Committed to knowledge sharing, I was a university professor until 2019, I supervised numerous projects in
France and abroad, and I taught architecture and (sustainable) urban planning, as well as photography, at
the University of Toulouse.
I've had several contrasting periods in my life, both in terms of content and location (France, Guadeloupe,
the United States, Brazil), but two constants have remained throughout:
- a photographic curiosity, sparked by my grandfather who gave me my first camera at the age of 13 (I know,
it might seem very naive), and introduced me to a practice that has never left me since: I photograph,
therefore I am;
- a scientific curiosity to sense and understand our environment and to grasp the frontiers of knowledge.
These two facets share the common goal of questioning the world by making the invisible visible, and of
offering a different perspective.
My architectural training shaped my approach to space, form, and light, and to composing and methodically
arranging my images.
My engineering training shaped my understanding of the relationship between humankind and its built and
natural environment, and to synthesizing my thoughts to their purest form.
This dual training allowed me to break free from the conventions and academic approaches of photography.
My approach is organic; I photograph as I move, remaining alert to the constraints of the scene.
The essence of my work lies in the way the subject dissolves into space.
I carry within me the power of the motif, a keen awareness of space, light, and matter. My photos are highly
structured. I approach the photographic medium with a method akin to architectural design: turning
constraints into opportunities.
I am a staunch advocate of "Low Tech," the best way to concentrate the idea on itself. Saying much with
little. The more limited the means, the stronger the expression. I seek to impose silence upon the gaze.

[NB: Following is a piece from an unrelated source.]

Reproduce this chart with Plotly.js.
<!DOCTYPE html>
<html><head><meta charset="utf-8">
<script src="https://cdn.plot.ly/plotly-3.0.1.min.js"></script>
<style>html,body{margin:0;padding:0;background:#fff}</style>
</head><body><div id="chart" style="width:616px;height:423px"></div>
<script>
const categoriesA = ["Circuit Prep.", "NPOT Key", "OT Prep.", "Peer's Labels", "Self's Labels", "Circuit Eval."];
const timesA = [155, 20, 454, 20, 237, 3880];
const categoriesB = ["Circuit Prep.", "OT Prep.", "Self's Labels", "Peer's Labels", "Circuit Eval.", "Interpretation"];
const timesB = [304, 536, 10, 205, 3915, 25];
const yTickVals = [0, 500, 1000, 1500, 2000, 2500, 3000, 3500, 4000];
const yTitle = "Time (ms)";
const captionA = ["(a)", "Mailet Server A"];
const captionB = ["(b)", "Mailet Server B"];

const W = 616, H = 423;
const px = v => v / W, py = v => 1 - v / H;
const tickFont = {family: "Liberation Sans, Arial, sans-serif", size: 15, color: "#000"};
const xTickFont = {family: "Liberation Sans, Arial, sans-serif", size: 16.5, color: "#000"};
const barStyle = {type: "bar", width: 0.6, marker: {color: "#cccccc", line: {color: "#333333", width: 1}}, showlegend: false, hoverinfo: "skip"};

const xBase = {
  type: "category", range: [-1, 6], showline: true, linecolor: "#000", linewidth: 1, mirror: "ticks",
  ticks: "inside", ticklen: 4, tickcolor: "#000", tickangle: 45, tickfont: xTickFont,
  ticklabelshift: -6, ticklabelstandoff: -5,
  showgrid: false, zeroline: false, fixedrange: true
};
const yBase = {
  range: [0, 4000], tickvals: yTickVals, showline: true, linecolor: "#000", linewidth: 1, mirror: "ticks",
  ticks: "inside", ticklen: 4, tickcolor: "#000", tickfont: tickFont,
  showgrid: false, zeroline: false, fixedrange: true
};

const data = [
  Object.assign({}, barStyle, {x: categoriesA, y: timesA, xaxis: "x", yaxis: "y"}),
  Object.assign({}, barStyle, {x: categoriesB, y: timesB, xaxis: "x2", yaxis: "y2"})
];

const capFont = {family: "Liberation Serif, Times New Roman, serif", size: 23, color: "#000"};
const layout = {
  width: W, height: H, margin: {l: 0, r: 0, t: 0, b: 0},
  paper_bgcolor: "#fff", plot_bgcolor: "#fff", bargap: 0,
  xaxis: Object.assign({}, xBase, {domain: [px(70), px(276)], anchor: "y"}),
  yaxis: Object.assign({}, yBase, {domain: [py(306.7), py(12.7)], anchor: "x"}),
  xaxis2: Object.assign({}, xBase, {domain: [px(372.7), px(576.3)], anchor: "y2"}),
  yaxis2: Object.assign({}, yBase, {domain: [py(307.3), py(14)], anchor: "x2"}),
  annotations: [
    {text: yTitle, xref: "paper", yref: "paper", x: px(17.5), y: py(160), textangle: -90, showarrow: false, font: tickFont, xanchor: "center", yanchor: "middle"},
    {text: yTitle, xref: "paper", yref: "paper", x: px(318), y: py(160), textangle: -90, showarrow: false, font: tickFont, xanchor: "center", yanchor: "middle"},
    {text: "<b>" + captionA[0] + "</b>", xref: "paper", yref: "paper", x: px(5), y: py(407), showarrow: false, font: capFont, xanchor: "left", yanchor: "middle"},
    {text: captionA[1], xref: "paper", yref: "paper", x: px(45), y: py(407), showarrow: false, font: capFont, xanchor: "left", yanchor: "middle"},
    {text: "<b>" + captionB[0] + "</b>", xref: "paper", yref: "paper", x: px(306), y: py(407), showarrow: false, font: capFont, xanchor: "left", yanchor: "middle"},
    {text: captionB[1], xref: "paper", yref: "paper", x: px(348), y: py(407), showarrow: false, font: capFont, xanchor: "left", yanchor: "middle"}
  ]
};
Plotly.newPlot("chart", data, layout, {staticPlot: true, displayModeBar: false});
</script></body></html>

I also embrace the long term, if not timelessness.
I attach great importance to storytelling. Being able to tell a story has always fascinated me. Thus,
even my most abstract photographs contain an underlying anthropomorphic meaning, referencing profoundly
human and existential narratives, such as solitude, the fragility of life, and the fear of death.
Finally, I like to describe myself as a photographer-surveyor. My eye is always on a journey. I am
passionate about travel, in the sense of setting out to meet others, cultivating one's perspective, and
losing one's bearings. I would quote a Tuareg proverb: "To travel is to go from oneself to oneself by way of
others."
I have organized around forty solo exhibitions in France and abroad, as well as several video mappings.
I have published in about ten individual and collaborative books.
I am currently working on preliminary layouts for about ten personal photography books.